• **PROVIDED DATA**:
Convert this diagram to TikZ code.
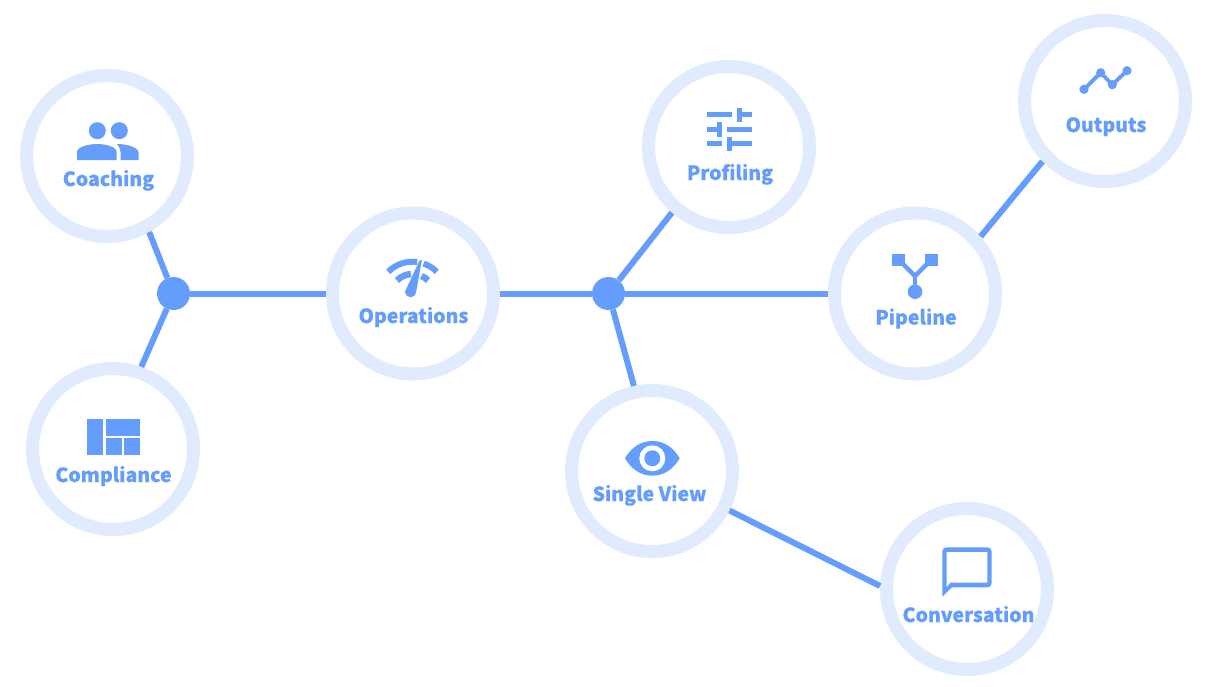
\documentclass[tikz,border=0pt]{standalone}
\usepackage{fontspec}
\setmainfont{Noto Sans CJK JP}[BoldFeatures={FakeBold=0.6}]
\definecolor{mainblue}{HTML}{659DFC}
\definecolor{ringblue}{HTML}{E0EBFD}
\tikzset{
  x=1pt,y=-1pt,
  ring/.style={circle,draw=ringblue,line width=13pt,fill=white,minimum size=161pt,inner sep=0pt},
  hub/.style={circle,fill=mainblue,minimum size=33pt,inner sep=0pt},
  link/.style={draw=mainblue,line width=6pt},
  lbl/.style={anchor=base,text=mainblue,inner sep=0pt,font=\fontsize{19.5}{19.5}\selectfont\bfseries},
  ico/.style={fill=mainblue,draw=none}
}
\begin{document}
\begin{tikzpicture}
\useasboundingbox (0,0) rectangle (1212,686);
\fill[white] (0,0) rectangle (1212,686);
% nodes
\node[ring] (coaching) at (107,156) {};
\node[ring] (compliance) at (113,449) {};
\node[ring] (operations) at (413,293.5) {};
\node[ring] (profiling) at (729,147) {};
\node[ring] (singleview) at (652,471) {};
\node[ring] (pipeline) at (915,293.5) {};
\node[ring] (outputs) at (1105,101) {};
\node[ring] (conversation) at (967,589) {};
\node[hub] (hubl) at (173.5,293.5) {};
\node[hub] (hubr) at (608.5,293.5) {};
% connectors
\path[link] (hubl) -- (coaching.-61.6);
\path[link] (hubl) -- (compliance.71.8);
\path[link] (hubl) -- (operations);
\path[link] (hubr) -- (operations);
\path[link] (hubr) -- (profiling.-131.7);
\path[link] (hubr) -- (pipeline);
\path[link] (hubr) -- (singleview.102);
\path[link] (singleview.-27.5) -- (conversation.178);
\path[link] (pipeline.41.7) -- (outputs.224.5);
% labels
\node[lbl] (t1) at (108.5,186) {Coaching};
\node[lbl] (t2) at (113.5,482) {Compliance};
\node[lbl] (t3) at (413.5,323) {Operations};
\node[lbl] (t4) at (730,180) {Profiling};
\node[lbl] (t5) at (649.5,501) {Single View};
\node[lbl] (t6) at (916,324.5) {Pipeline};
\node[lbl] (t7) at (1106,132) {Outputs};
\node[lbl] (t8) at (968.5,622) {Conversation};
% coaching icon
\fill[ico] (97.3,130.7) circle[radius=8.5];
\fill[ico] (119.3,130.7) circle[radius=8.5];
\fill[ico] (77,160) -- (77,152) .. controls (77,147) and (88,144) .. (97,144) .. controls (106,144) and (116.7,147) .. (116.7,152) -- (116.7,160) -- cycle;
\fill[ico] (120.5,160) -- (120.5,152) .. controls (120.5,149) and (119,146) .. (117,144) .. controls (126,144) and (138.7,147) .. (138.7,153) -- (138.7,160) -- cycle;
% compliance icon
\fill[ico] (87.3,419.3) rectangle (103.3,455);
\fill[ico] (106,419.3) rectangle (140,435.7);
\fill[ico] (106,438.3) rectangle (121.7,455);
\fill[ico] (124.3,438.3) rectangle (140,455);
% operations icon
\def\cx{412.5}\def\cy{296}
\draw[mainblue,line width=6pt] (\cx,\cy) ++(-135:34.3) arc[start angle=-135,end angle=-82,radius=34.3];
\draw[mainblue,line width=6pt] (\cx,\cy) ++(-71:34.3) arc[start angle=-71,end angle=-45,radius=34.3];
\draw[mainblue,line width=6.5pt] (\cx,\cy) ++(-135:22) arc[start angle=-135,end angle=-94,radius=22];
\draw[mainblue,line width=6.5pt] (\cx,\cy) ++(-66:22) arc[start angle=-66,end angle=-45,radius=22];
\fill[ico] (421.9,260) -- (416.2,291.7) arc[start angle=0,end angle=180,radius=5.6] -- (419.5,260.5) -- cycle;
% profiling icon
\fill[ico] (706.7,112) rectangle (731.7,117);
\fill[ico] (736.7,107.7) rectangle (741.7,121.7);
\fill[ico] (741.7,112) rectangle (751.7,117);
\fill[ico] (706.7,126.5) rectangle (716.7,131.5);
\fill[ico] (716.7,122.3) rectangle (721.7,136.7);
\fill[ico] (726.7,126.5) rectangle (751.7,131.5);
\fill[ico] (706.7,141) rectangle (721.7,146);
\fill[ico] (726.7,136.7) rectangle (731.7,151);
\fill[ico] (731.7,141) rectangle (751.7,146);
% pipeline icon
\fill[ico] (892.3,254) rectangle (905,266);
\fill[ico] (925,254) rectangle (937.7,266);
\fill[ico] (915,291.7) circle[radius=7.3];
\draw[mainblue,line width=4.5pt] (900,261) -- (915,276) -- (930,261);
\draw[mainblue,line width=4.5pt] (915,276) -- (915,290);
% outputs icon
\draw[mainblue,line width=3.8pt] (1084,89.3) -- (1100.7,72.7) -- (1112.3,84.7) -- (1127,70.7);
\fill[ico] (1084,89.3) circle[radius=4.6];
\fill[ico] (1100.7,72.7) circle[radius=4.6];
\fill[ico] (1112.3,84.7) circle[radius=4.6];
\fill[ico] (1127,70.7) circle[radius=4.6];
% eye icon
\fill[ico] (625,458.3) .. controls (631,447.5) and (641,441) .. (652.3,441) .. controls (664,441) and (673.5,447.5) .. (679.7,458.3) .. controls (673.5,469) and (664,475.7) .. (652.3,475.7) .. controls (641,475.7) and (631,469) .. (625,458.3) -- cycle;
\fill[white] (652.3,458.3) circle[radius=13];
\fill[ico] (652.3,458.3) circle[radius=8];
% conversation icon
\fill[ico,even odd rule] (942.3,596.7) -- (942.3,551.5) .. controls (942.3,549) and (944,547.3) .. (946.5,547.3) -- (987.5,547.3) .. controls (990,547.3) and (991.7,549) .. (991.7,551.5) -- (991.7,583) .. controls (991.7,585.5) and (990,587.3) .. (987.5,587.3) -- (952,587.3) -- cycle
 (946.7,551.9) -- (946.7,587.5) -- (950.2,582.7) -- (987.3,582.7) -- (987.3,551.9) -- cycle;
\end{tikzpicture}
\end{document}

• **EXERCISE DIRECTIONS**: Write out the full set of lines verbatim, without the pictures.

• **COMPLETE OUTPUT**:
Convert this diagram to TikZ code.
\documentclass[tikz,border=0pt]{standalone}
\usepackage{fontspec}
\setmainfont{Noto Sans CJK JP}[BoldFeatures={FakeBold=0.6}]
\definecolor{mainblue}{HTML}{659DFC}
\definecolor{ringblue}{HTML}{E0EBFD}
\tikzset{
  x=1pt,y=-1pt,
  ring/.style={circle,draw=ringblue,line width=13pt,fill=white,minimum size=161pt,inner sep=0pt},
  hub/.style={circle,fill=mainblue,minimum size=33pt,inner sep=0pt},
  link/.style={draw=mainblue,line width=6pt},
  lbl/.style={anchor=base,text=mainblue,inner sep=0pt,font=\fontsize{19.5}{19.5}\selectfont\bfseries},
  ico/.style={fill=mainblue,draw=none}
}
\begin{document}
\begin{tikzpicture}
\useasboundingbox (0,0) rectangle (1212,686);
\fill[white] (0,0) rectangle (1212,686);
% nodes
\node[ring] (coaching) at (107,156) {};
\node[ring] (compliance) at (113,449) {};
\node[ring] (operations) at (413,293.5) {};
\node[ring] (profiling) at (729,147) {};
\node[ring] (singleview) at (652,471) {};
\node[ring] (pipeline) at (915,293.5) {};
\node[ring] (outputs) at (1105,101) {};
\node[ring] (conversation) at (967,589) {};
\node[hub] (hubl) at (173.5,293.5) {};
\node[hub] (hubr) at (608.5,293.5) {};
% connectors
\path[link] (hubl) -- (coaching.-61.6);
\path[link] (hubl) -- (compliance.71.8);
\path[link] (hubl) -- (operations);
\path[link] (hubr) -- (operations);
\path[link] (hubr) -- (profiling.-131.7);
\path[link] (hubr) -- (pipeline);
\path[link] (hubr) -- (singleview.102);
\path[link] (singleview.-27.5) -- (conversation.178);
\path[link] (pipeline.41.7) -- (outputs.224.5);
% labels
\node[lbl] (t1) at (108.5,186) {Coaching};
\node[lbl] (t2) at (113.5,482) {Compliance};
\node[lbl] (t3) at (413.5,323) {Operations};
\node[lbl] (t4) at (730,180) {Profiling};
\node[lbl] (t5) at (649.5,501) {Single View};
\node[lbl] (t6) at (916,324.5) {Pipeline};
\node[lbl] (t7) at (1106,132) {Outputs};
\node[lbl] (t8) at (968.5,622) {Conversation};
% coaching icon
\fill[ico] (97.3,130.7) circle[radius=8.5];
\fill[ico] (119.3,130.7) circle[radius=8.5];
\fill[ico] (77,160) -- (77,152) .. controls (77,147) and (88,144) .. (97,144) .. controls (106,144) and (116.7,147) .. (116.7,152) -- (116.7,160) -- cycle;
\fill[ico] (120.5,160) -- (120.5,152) .. controls (120.5,149) and (119,146) .. (117,144) .. controls (126,144) and (138.7,147) .. (138.7,153) -- (138.7,160) -- cycle;
% compliance icon
\fill[ico] (87.3,419.3) rectangle (103.3,455);
\fill[ico] (106,419.3) rectangle (140,435.7);
\fill[ico] (106,438.3) rectangle (121.7,455);
\fill[ico] (124.3,438.3) rectangle (140,455);
% operations icon
\def\cx{412.5}\def\cy{296}
\draw[mainblue,line width=6pt] (\cx,\cy) ++(-135:34.3) arc[start angle=-135,end angle=-82,radius=34.3];
\draw[mainblue,line width=6pt] (\cx,\cy) ++(-71:34.3) arc[start angle=-71,end angle=-45,radius=34.3];
\draw[mainblue,line width=6.5pt] (\cx,\cy) ++(-135:22) arc[start angle=-135,end angle=-94,radius=22];
\draw[mainblue,line width=6.5pt] (\cx,\cy) ++(-66:22) arc[start angle=-66,end angle=-45,radius=22];
\fill[ico] (421.9,260) -- (416.2,291.7) arc[start angle=0,end angle=180,radius=5.6] -- (419.5,260.5) -- cycle;
% profiling icon
\fill[ico] (706.7,112) rectangle (731.7,117);
\fill[ico] (736.7,107.7) rectangle (741.7,121.7);
\fill[ico] (741.7,112) rectangle (751.7,117);
\fill[ico] (706.7,126.5) rectangle (716.7,131.5);
\fill[ico] (716.7,122.3) rectangle (721.7,136.7);
\fill[ico] (726.7,126.5) rectangle (751.7,131.5);
\fill[ico] (706.7,141) rectangle (721.7,146);
\fill[ico] (726.7,136.7) rectangle (731.7,151);
\fill[ico] (731.7,141) rectangle (751.7,146);
% pipeline icon
\fill[ico] (892.3,254) rectangle (905,266);
\fill[ico] (925,254) rectangle (937.7,266);
\fill[ico] (915,291.7) circle[radius=7.3];
\draw[mainblue,line width=4.5pt] (900,261) -- (915,276) -- (930,261);
\draw[mainblue,line width=4.5pt] (915,276) -- (915,290);
% outputs icon
\draw[mainblue,line width=3.8pt] (1084,89.3) -- (1100.7,72.7) -- (1112.3,84.7) -- (1127,70.7);
\fill[ico] (1084,89.3) circle[radius=4.6];
\fill[ico] (1100.7,72.7) circle[radius=4.6];
\fill[ico] (1112.3,84.7) circle[radius=4.6];
\fill[ico] (1127,70.7) circle[radius=4.6];
% eye icon
\fill[ico] (625,458.3) .. controls (631,447.5) and (641,441) .. (652.3,441) .. controls (664,441) and (673.5,447.5) .. (679.7,458.3) .. controls (673.5,469) and (664,475.7) .. (652.3,475.7) .. controls (641,475.7) and (631,469) .. (625,458.3) -- cycle;
\fill[white] (652.3,458.3) circle[radius=13];
\fill[ico] (652.3,458.3) circle[radius=8];
% conversation icon
\fill[ico,even odd rule] (942.3,596.7) -- (942.3,551.5) .. controls (942.3,549) and (944,547.3) .. (946.5,547.3) -- (987.5,547.3) .. controls (990,547.3) and (991.7,549) .. (991.7,551.5) -- (991.7,583) .. controls (991.7,585.5) and (990,587.3) .. (987.5,587.3) -- (952,587.3) -- cycle
 (946.7,551.9) -- (946.7,587.5) -- (950.2,582.7) -- (987.3,582.7) -- (987.3,551.9) -- cycle;
\end{tikzpicture}
\end{document}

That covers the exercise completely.